Leave out the pictures, and retype only the lines from the beginning of the material through the line that contains "from matplotlib.ticker import MultipleLocator", including both.
##### RAW DATA #####
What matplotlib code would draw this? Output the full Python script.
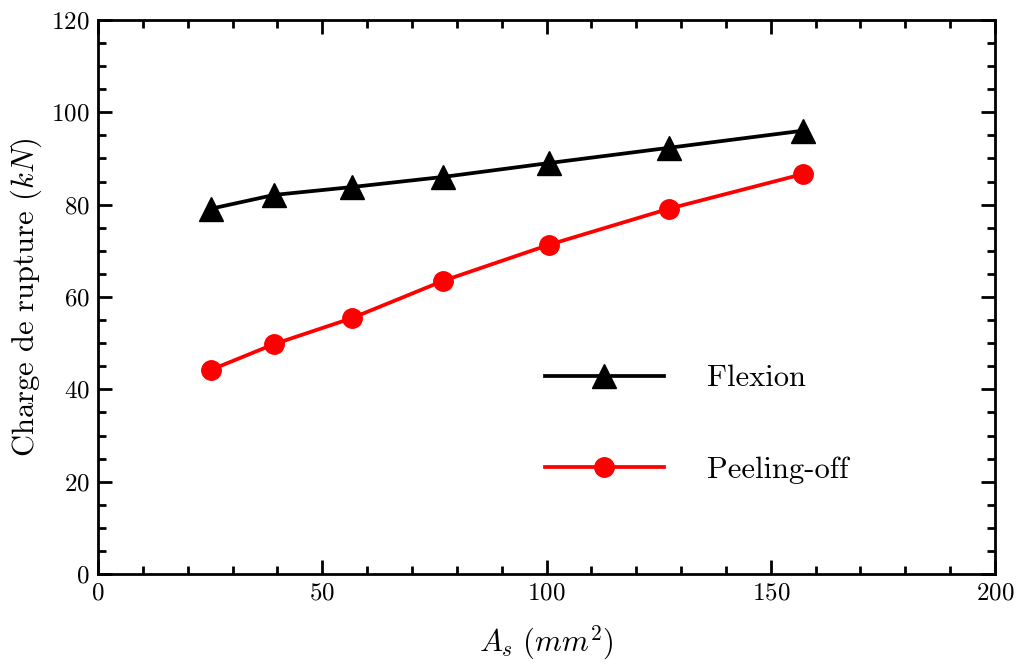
import numpy as np
import matplotlib
matplotlib.use("Agg")
import matplotlib.pyplot as plt
from matplotlib.ticker import MultipleLocator

plt.rcParams['font.family'] = 'serif'
plt.rcParams['font.serif'] = ['cmr10', 'DejaVu Serif']
plt.rcParams['mathtext.fontset'] = 'cm'
plt.rcParams['axes.formatter.use_mathtext'] = True

# data
area = [25.13, 39.27, 56.55, 76.97, 100.53, 127.23, 157.08]
flexion = [79.1, 82.1, 83.8, 86.0, 89.0, 92.3, 96.0]
peeling = [44.2, 49.8, 55.4, 63.5, 71.3, 79.1, 86.6]

fig = plt.figure(figsize=(10.17, 6.64), dpi=100)
ax = fig.add_axes([0.0964, 0.1355, 0.8820, 0.8345])

ax.plot(area, flexion, color='black', lw=2.7, marker='^', ms=17, label='Flexion')
ax.plot(area, peeling, color='red', lw=2.7, marker='o', ms=14, label='Peeling-off')

ax.set_xlim(0, 200)
ax.set_ylim(0, 120)
ax.xaxis.set_major_locator(MultipleLocator(50))
ax.xaxis.set_minor_locator(MultipleLocator(10))
ax.yaxis.set_major_locator(MultipleLocator(20))
ax.yaxis.set_minor_locator(MultipleLocator(5))
ax.tick_params(which='both', direction='in', top=True, right=True, width=2)
ax.tick_params(which='major', length=10, labelsize=18, pad=6)
ax.tick_params(which='minor', length=6)
for sp in ax.spines.values():
    sp.set_linewidth(2)

ax.set_xlabel(r'$A_s\ (mm^2)$', fontsize=22, labelpad=14)
ax.set_ylabel(r'Charge de rupture $(kN)$', fontsize=22, labelpad=5)

ax.legend(loc='center left', bbox_to_anchor=(0.498, 0.27), frameon=False,
          fontsize=22, borderpad=0, borderaxespad=0, handlelength=3.9,
          handletextpad=1.4, labelspacing=2.1)

fig.savefig('out.png', dpi=100)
#####
§ **SOLUTION TO THIS TASK**
What matplotlib code would draw this? Output the full Python script.
import numpy as np
import matplotlib
matplotlib.use("Agg")
import matplotlib.pyplot as plt
from matplotlib.ticker import MultipleLocator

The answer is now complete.